Relatively non-degenerate integrated decay estimates on subextremal Kerr de Sitter
Georgios Mavrogiannis
TL;DR
The paper proves a relatively non-degenerate integrated decay estimate for solutions to the Klein–Gordon equation on subextremal Kerr–de Sitter spacetimes, under a mode stability assumption on Carter’s radial ODE. The authors introduce a frequency-dependent pseudodifferential commutator \(\mathcal{G}\), regularized to \(\widetilde{\mathcal{G}}\) to enable Coifman–Meyer type estimates, and combine it with a subextremal Morawetz bound to control a bulk term that degenerates at trapped sets in a controlled way. The main result shows that axisymmetric data yield unconditional decay (and exponential convergence to a constant), while in the general non-axisymmetric case the decay follows from (MS) and the new commutation framework, with the very slowly rotating regime included. This work advances stability results in Kerr–de Sitter by blending spectral (Fourier) analysis with modern pseudodifferential commutators, paving the way for nonlinear stability results on such backgrounds.
Abstract
We study the Klein--Gordon equation $\Boxψ-μ^2_{\textit{KG}}ψ=0$ on subextremal Kerr de Sitter black hole backgrounds with parameters $(a,M,l)$, where $l^2=\frac{3}Λ$. We prove a "relatively non degenerate integrated" decay estimate assuming an appropriate mode stability statement for real frequency solutions of Carter's radial ode. Our results, in particular, apply unconditionally in the very slowly rotating case $|a|\ll M,l$, and in the case where $ψ$ is axisymmetric. Exponential decay for $ψ$ to a constant is a consequence of this estimate.

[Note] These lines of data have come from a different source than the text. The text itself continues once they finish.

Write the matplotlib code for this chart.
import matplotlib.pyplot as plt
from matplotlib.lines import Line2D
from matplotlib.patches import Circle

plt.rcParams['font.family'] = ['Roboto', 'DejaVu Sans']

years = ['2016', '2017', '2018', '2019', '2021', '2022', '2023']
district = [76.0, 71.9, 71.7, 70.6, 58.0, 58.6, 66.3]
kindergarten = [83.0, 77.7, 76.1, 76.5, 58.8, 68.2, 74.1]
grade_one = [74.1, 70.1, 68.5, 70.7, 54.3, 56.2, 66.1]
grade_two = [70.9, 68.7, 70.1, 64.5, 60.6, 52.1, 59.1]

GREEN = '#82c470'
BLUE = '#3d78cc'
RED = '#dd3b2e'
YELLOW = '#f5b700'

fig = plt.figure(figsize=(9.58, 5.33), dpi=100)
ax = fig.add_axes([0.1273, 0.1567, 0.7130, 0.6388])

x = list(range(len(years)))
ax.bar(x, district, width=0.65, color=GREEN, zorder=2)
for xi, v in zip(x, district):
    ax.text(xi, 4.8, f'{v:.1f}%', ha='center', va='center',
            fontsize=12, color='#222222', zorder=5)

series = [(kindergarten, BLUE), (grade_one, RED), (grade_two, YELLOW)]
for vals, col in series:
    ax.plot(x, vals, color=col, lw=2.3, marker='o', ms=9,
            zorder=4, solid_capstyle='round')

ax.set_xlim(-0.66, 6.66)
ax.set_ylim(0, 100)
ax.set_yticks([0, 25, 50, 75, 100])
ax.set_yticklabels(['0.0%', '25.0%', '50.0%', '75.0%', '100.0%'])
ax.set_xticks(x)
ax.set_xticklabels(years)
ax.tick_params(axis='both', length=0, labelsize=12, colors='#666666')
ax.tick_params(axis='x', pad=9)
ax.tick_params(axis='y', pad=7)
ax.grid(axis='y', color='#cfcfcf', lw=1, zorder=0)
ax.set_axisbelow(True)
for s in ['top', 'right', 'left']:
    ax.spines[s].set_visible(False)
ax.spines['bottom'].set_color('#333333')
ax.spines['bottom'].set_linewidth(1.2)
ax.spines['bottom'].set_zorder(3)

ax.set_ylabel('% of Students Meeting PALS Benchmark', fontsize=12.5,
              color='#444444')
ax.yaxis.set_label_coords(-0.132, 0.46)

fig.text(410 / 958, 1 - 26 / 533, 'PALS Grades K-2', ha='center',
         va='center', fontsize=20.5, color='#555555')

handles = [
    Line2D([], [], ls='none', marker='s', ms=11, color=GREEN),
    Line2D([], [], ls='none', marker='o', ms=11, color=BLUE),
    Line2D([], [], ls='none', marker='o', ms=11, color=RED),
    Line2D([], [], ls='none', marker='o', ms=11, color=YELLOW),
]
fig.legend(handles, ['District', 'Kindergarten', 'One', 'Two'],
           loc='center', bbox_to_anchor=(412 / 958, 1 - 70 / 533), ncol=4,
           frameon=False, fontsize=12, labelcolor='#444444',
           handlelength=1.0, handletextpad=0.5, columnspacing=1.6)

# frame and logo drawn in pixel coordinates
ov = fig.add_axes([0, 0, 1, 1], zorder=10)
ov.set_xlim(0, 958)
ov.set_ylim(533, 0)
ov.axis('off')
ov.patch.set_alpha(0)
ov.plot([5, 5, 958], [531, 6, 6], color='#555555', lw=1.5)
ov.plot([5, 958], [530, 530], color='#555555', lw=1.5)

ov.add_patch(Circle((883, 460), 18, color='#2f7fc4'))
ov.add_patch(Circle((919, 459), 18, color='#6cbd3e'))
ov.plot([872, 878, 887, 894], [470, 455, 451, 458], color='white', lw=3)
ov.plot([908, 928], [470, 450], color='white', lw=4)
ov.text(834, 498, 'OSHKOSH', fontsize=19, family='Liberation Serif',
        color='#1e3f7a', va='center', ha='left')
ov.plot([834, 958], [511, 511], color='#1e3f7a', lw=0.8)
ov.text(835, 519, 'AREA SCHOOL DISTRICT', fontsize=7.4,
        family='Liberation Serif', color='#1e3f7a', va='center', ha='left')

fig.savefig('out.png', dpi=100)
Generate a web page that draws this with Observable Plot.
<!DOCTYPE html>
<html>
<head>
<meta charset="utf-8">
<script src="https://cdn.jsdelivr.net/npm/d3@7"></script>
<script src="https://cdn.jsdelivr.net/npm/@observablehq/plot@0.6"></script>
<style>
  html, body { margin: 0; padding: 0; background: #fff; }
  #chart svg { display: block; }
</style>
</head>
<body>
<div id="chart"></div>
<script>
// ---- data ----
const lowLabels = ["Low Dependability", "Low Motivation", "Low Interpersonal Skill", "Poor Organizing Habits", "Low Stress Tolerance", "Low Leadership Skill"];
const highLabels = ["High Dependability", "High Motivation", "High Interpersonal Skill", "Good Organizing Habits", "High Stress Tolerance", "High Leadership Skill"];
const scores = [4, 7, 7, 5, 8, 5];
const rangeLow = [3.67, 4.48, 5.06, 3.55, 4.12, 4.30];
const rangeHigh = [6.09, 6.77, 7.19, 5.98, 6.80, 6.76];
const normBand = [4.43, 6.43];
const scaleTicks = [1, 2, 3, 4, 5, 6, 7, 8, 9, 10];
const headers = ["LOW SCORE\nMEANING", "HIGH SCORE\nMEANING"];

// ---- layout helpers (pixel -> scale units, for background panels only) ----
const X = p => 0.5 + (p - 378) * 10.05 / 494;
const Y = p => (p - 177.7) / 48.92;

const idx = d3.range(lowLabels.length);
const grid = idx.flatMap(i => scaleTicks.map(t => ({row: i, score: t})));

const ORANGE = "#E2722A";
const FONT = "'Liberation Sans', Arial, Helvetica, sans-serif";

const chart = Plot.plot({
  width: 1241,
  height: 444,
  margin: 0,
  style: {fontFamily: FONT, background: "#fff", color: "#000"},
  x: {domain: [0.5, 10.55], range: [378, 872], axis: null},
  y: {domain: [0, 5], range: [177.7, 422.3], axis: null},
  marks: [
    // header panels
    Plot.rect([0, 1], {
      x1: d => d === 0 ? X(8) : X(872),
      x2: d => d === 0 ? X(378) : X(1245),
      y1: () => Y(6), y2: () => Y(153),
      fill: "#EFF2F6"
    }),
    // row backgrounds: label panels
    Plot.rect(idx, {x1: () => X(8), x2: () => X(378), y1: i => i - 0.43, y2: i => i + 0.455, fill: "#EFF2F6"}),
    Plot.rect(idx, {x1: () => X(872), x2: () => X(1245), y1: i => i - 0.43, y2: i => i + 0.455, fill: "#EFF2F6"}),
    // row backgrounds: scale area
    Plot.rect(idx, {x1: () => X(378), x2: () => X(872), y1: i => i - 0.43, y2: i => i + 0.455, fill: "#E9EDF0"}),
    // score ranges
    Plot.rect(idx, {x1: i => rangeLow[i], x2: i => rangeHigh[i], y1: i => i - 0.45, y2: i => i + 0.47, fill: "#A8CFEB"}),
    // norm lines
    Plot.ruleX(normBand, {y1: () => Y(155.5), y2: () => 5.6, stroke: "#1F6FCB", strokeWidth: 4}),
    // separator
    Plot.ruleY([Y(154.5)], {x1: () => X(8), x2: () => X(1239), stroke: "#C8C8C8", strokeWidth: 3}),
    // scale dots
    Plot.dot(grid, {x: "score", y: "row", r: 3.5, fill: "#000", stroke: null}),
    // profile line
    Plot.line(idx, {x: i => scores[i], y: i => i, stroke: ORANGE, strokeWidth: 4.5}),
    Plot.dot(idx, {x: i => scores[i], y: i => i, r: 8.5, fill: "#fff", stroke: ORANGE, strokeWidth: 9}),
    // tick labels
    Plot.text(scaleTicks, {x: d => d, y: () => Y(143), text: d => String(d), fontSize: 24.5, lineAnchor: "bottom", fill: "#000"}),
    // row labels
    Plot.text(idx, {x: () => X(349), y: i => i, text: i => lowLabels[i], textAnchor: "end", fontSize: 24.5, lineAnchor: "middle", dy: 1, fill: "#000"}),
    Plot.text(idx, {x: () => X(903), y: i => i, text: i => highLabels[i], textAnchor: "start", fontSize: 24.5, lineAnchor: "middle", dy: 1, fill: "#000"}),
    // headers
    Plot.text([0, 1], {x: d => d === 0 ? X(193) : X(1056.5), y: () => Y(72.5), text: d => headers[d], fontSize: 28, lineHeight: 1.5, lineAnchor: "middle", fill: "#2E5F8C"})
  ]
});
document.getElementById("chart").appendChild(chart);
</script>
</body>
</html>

To prove our result, we introduce a novel pseudodifferential commutation operator $\mathcal{G}$ that generalizes our previous purely physical space commutation \cite{mavrogiannis} and we use it in conjunction with the Morawetz estimate of our companion \cite{mavrogiannis4}. This pseudodifferential operator is defined using Fourier decomposition with respect to time frequencies $ω$ and azimuthal frequencies $m$, but does not require Carter's full separation.